▸ **Work to be completed**: Print, word for word, the opening line of the data below and every line after it through the line that contains "ctx.strokeRect(a.left, a.top, a.right", but not the pictures.

▸ **Information shown**:
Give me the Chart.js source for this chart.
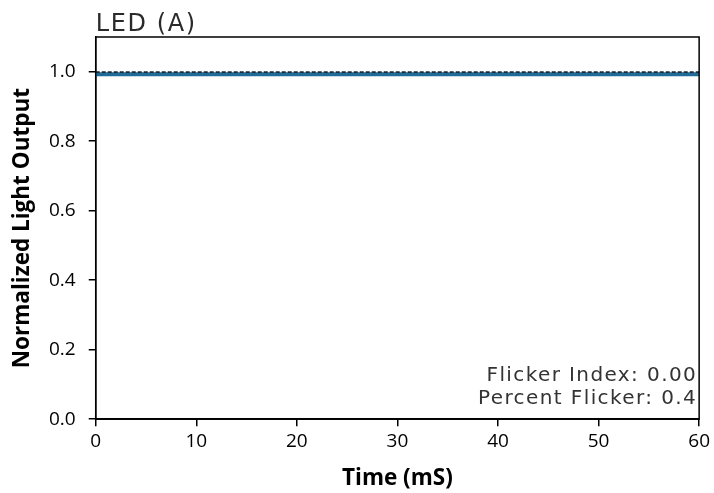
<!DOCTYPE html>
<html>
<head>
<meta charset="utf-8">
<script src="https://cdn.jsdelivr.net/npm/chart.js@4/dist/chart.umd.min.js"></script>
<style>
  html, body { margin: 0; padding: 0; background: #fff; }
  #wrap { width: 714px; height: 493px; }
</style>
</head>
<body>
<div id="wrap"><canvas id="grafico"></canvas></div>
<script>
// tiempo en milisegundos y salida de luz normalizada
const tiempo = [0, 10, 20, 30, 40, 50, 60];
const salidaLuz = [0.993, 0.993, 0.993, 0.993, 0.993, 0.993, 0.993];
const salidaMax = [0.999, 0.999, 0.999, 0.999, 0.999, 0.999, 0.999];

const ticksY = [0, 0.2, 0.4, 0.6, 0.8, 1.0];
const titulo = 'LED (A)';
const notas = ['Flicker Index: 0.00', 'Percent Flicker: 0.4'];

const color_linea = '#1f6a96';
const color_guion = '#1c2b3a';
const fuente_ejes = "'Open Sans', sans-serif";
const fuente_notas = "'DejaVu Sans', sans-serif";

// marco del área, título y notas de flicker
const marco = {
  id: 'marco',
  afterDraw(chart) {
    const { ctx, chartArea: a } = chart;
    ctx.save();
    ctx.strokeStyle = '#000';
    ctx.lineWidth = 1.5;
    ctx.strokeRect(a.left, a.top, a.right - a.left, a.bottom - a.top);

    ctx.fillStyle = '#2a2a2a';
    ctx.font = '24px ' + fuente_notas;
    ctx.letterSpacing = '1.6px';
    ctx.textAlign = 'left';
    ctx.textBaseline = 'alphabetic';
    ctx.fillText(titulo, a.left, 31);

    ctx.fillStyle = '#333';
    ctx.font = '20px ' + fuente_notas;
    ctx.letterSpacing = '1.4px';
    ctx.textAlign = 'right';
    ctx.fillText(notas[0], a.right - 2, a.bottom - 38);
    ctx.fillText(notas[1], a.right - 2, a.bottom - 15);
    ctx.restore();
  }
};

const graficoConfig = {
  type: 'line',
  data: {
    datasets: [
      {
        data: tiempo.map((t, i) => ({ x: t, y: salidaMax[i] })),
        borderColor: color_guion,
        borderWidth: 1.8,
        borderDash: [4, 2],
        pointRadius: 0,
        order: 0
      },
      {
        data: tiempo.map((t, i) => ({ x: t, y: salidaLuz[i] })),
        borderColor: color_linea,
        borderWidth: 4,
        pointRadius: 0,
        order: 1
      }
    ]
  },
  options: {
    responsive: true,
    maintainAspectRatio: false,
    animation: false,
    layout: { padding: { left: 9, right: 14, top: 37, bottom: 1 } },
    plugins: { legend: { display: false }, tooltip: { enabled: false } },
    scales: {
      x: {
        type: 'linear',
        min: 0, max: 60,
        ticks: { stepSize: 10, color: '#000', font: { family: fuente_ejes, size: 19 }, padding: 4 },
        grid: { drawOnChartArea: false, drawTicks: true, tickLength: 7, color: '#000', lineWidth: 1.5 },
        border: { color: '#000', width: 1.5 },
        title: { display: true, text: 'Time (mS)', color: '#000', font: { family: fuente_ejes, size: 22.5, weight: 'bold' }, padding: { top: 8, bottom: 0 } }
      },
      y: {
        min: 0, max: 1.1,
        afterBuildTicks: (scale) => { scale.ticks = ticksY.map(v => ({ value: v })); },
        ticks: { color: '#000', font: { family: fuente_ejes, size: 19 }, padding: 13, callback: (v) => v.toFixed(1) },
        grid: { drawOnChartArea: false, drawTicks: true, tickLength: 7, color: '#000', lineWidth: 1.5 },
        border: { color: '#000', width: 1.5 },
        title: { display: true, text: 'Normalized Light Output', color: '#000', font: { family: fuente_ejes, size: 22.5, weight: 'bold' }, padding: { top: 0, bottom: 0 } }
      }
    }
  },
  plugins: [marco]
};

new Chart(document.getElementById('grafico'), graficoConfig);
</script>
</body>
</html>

▸ **Expected answer**:
Give me the Chart.js source for this chart.
<!DOCTYPE html>
<html>
<head>
<meta charset="utf-8">
<script src="https://cdn.jsdelivr.net/npm/chart.js@4/dist/chart.umd.min.js"></script>
<style>
  html, body { margin: 0; padding: 0; background: #fff; }
  #wrap { width: 714px; height: 493px; }
</style>
</head>
<body>
<div id="wrap"><canvas id="grafico"></canvas></div>
<script>
// tiempo en milisegundos y salida de luz normalizada
const tiempo = [0, 10, 20, 30, 40, 50, 60];
const salidaLuz = [0.993, 0.993, 0.993, 0.993, 0.993, 0.993, 0.993];
const salidaMax = [0.999, 0.999, 0.999, 0.999, 0.999, 0.999, 0.999];

const ticksY = [0, 0.2, 0.4, 0.6, 0.8, 1.0];
const titulo = 'LED (A)';
const notas = ['Flicker Index: 0.00', 'Percent Flicker: 0.4'];

const color_linea = '#1f6a96';
const color_guion = '#1c2b3a';
const fuente_ejes = "'Open Sans', sans-serif";
const fuente_notas = "'DejaVu Sans', sans-serif";

// marco del área, título y notas de flicker
const marco = {
  id: 'marco',
  afterDraw(chart) {
    const { ctx, chartArea: a } = chart;
    ctx.save();
    ctx.strokeStyle = '#000';
    ctx.lineWidth = 1.5;
    ctx.strokeRect(a.left, a.top, a.right - a.left, a.bottom - a.top);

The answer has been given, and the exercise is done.